Eclipse RCP missing the Business Desktop opportunity?

I was recently involved (tangentially) with a biz app proof-of-concept effort that used an eclipse RCP front-end for a J2EE middle tier. The prototype was quite successful. However, when considering adopting the RCP approach, there’s concern that if we just start knocking off a bunch of apps as plug-ins, we’ll run into some problems:

  • duplication (code, functionality)
  • managing relationships/dependencies between plug-in
  • biz users complaining about the update mechanism

I’m willing to bet there are others I’m not thinking of. Not to suggest that these are problems with RCP or Eclipse--I’m sure a team of seasoned plug-in developers could produce and maintain an excellent suite of custom RCP biz apps. But after doing a few such plug-ins, they’d probably realize that they could refactor out a foundational plug-in that provides common support services that were duplicated among the various app plug-in. In fact, this concept already has a name… the “Business Desktop”. I heard this term from a valtech-tv.com presentation titled "Enterprise applications with Rich iDesktop applications on Eclipse" (see link below). Essentially, a Business Desktop would be an RCP-based business application environment. The Business Desktop could provide services including:

  • provisioning
  • search
  • authentication/authorization
  • preferences
  • Expression Language (assuming contexts are set up)
  • scripting
  • logging
  • error handling
  • service locator

The overarching theme is something like “app plug-ins do biz logic, the business desktop does everything else”. Such an approach would greatly reduce the learning curve for RCP adoption for business apps.
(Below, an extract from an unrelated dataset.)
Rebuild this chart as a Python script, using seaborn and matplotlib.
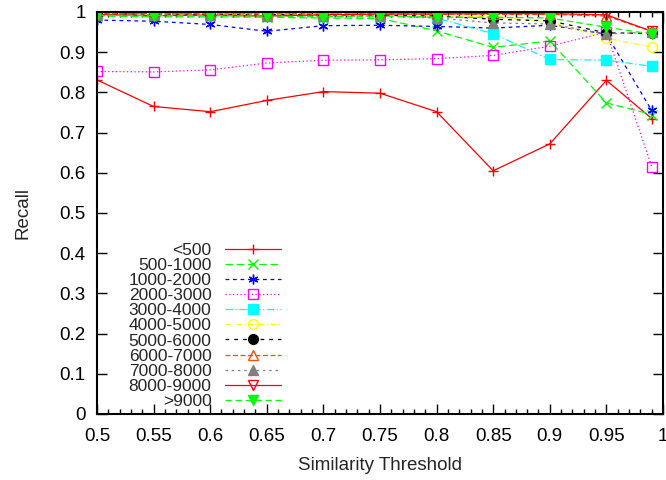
import matplotlib
matplotlib.use("Agg")
import matplotlib.pyplot as plt
import seaborn as sns
import numpy as np
from matplotlib.ticker import MultipleLocator, FuncFormatter

sns.set_theme(style="ticks")
plt.rcParams['font.family'] = ['Liberation Sans', 'DejaVu Sans']

# Limiares de similaridade (eixo x)
limiares = [0.5, 0.55, 0.6, 0.65, 0.7, 0.75, 0.8, 0.85, 0.9, 0.95, 0.99]

# Recall por faixa de tamanho
faixas = ['<500', '500-1000', '1000-2000', '2000-3000', '3000-4000', '4000-5000',
          '5000-6000', '6000-7000', '7000-8000', '8000-9000', '>9000']
r_lt500 = [0.831, 0.765, 0.752, 0.780, 0.802, 0.798, 0.752, 0.605, 0.672, 0.830, 0.735]
r_500_1000 = [0.990, 0.988, 0.988, 0.987, 0.985, 0.984, 0.953, 0.912, 0.928, 0.774, 0.745]
r_1000_2000 = [0.980, 0.977, 0.969, 0.952, 0.966, 0.967, 0.964, 0.960, 0.967, 0.945, 0.755]
r_2000_3000 = [0.852, 0.851, 0.856, 0.873, 0.880, 0.881, 0.884, 0.892, 0.915, 0.950, 0.615]
r_3000_4000 = [0.997, 0.997, 0.997, 0.997, 0.996, 0.995, 0.985, 0.946, 0.882, 0.880, 0.865]
r_4000_5000 = [0.995, 0.995, 0.994, 0.994, 0.993, 0.992, 0.990, 0.988, 0.975, 0.935, 0.913]
r_5000_6000 = [0.995, 0.995, 0.994, 0.994, 0.993, 0.992, 0.990, 0.982, 0.978, 0.948, 0.947]
r_6000_7000 = [0.996, 0.996, 0.995, 0.995, 0.995, 0.995, 0.995, 0.994, 0.994, 0.990, 0.952]
r_7000_8000 = [0.993, 0.993, 0.992, 0.991, 0.990, 0.990, 0.985, 0.973, 0.970, 0.945, 0.950]
r_8000_9000 = [0.994, 0.991, 0.992, 0.990, 0.993, 0.995, 0.995, 0.996, 0.996, 0.993, 0.952]
r_gt9000 = [0.992, 0.991, 0.991, 0.990, 0.988, 0.990, 0.987, 0.987, 0.985, 0.962, 0.945]

series = [r_lt500, r_500_1000, r_1000_2000, r_2000_3000, r_3000_4000, r_4000_5000,
          r_5000_6000, r_6000_7000, r_7000_8000, r_8000_9000, r_gt9000]

# Estilo gnuplot (postscript): cor, marcador, preenchido?, traço
cores = ['#ff0000', '#00ff00', '#0000ff', '#ff00ff', '#00ffff', '#ffff00',
         '#000000', '#ff4d00', '#808080', '#ff0000', '#00ff00']
marcadores = ['+', 'x', (6, 2, 0), 's', 's', 'o', 'o', '^', '^', 'v', 'v']
cheios = [True, True, True, False, True, False, True, False, True, False, True]
tracos = ['-', (0, (6, 3)), (0, (3, 3)), (0, (1, 2)), (0, (6, 2, 1, 2)), (0, (4, 2, 1, 2)),
          (0, (3, 4)), (0, (4, 2)), (0, (2, 3)), '-', (0, (5, 3))]

fig, ax = plt.subplots(figsize=(6.66, 4.8), dpi=100)
fig.subplots_adjust(left=0.1456, right=0.9955, bottom=0.1375, top=0.975)

for nome, vals, c, m, f, t in zip(faixas, series, cores, marcadores, cheios, tracos):
    sns.lineplot(x=limiares, y=vals, ax=ax, color=c, marker=m, linestyle=t,
                 linewidth=0.9, markersize=7, markeredgecolor=c,
                 markerfacecolor=c if f else 'none', markeredgewidth=1.0,
                 label=nome, legend=False)

ax.set_xlim(0.5, 1.0)
ax.set_ylim(0, 1.0)
ax.xaxis.set_major_locator(MultipleLocator(0.05))
ax.xaxis.set_minor_locator(MultipleLocator(0.01))
ax.yaxis.set_major_locator(MultipleLocator(0.1))
fmt = FuncFormatter(lambda v, p: '%g' % round(v, 2))
ax.xaxis.set_major_formatter(fmt)
ax.yaxis.set_major_formatter(fmt)
ax.tick_params(which='both', direction='in', top=True, right=True, colors='black',
               labelsize=13.5, width=1.0)
ax.tick_params(which='major', length=7)
ax.tick_params(which='minor', length=3.5)
ax.tick_params(axis='x', which='major', pad=10)
ax.tick_params(axis='y', which='major', pad=8)
for s in ax.spines.values():
    s.set_color('black')
    s.set_linewidth(1.5)

ax.set_xlabel('Similarity Threshold', fontsize=13.5, labelpad=9)
ax.set_ylabel('Recall', fontsize=13.5, labelpad=20)

ax.legend(loc='lower right', bbox_to_anchor=(0.325, 0.012), frameon=False,
          markerfirst=False, fontsize=12.5, handlelength=3.2, handletextpad=0.8,
          labelspacing=0.0, borderpad=0, borderaxespad=0)

fig.savefig('out.png', dpi=100)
There are already some pieces of this available too. The Maya project is working the provisioning piece. And I’m sure others are out there (or are available via the Eclipse api but could be wrappered for convenient plug-in use). But I don’t see anything like the Business Desktop on the horizon. Is it there but I am missing it? Is it not needed? Comments welcome.

References:

Enterprise applications with Rich iDesktop applications on Eclipse:
http://www.valtech-tv.com/
I can’t give a direct link to the "" since it is flash based. Registration required unfortunately--but there are some good technical screencasts there:

Maya project:
http://www.eclipse.org/proposals/maya/

1 comment:

Anonymous said...

Hi Clark,

I definitely agree that there is a common business layer that could be implemented on top of the core RCP. Security and provisioning would be at the top of my list, as these are two of the most painful areas for corporate shops using RCP. Some RCP users have done this internally, JPMorgan's OneBench is a great example, but nothing I've seen is open source.

I think the best we can hope for is that RCP continues to evolve with the interests of business desktop users in mind. I definitely see progress in the provisioning area, not so much in security. It's important for corporate/business systems implementers to get involved in the process (file Bugzilla entries, etc) and make themselves heard.

Thanks for the though-provoking post.